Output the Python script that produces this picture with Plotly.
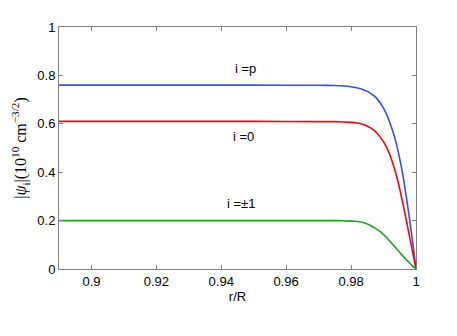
import plotly.graph_objects as go

# r/R grid near the wall, and |psi_i| for each curve
r = [0.89, 0.95, 0.97, 0.975, 0.98, 0.982, 0.983, 0.984, 0.985, 0.986, 0.987,
     0.988, 0.989, 0.990, 0.991, 0.992, 0.993, 0.994, 0.995, 0.996, 0.997,
     0.998, 0.999, 1.0]
psi_p = [0.760, 0.760, 0.759, 0.758, 0.753, 0.748, 0.745, 0.740, 0.734, 0.726, 0.716,
         0.703, 0.686, 0.664, 0.637, 0.603, 0.563, 0.515, 0.455, 0.385, 0.300,
         0.208, 0.108, 0.0]
psi_0 = [0.610, 0.610, 0.609, 0.609, 0.606, 0.603, 0.600, 0.596, 0.590, 0.583, 0.574,
         0.561, 0.545, 0.525, 0.501, 0.470, 0.430, 0.385, 0.330, 0.268, 0.202,
         0.135, 0.068, 0.0]
psi_pm1 = [0.200, 0.200, 0.200, 0.200, 0.198, 0.196, 0.194, 0.191, 0.186, 0.180, 0.172,
           0.164, 0.154, 0.142, 0.129, 0.114, 0.099, 0.084, 0.068, 0.053, 0.039,
           0.025, 0.012, 0.0]

labels = ["i =p", "i =0", "i =\u00b11"]
label_x = [0.9474, 0.9468, 0.9462]
label_y = [0.83, 0.549, 0.269]

fig = go.Figure()
for ys, col in [(psi_p, "#3050ff"), (psi_0, "#ff0000"), (psi_pm1, "#1aa51a")]:
    fig.add_trace(go.Scatter(x=r, y=ys, mode="lines",
                             line=dict(color=col, width=1.6, shape="spline", smoothing=0.3),
                             hoverinfo="skip", showlegend=False))

for txt, xx, yy in zip(labels, label_x, label_y):
    fig.add_annotation(x=xx, y=yy, text=txt, showarrow=False,
                       font=dict(family="Liberation Sans, Arial", size=13, color="black"))

axis_style = dict(showline=True, linecolor="#808080", linewidth=1, mirror="ticks",
                  ticks="inside", ticklen=4, tickcolor="#808080", showgrid=False,
                  zeroline=False, tickfont=dict(family="Liberation Sans, Arial", size=13, color="black"))

# the page body has an 8px margin, so the figure is shifted by 8px
fig.update_layout(
    width=449, height=328,
    margin=dict(l=47, r=41, t=17, b=67),
    plot_bgcolor="white", paper_bgcolor="white",
    xaxis=dict(range=[0.89, 1.0], tick0=0.9, dtick=0.02,
               title=dict(text="r/R", standoff=2,
                          font=dict(family="Liberation Sans, Arial", size=13, color="black")),
               **axis_style),
    yaxis=dict(range=[0, 1], tick0=0, dtick=0.2,
               title=dict(text="|<i>\u03c8</i><sub>i</sub>|(10<sup>10</sup> cm<sup>\u22123/2</sup>)",
                          standoff=6,
                          font=dict(family="Liberation Serif, DejaVu Serif", size=16, color="black")),
               **axis_style),
)

fig.write_html("out.html")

**GIVEN PROBLEM**
Skip every picture and return the lines above from the top through the one that contains "import plotly.graph_objects as go".

**ANSWER TO THE TASK**
Output the Python script that produces this picture with Plotly.
import plotly.graph_objects as go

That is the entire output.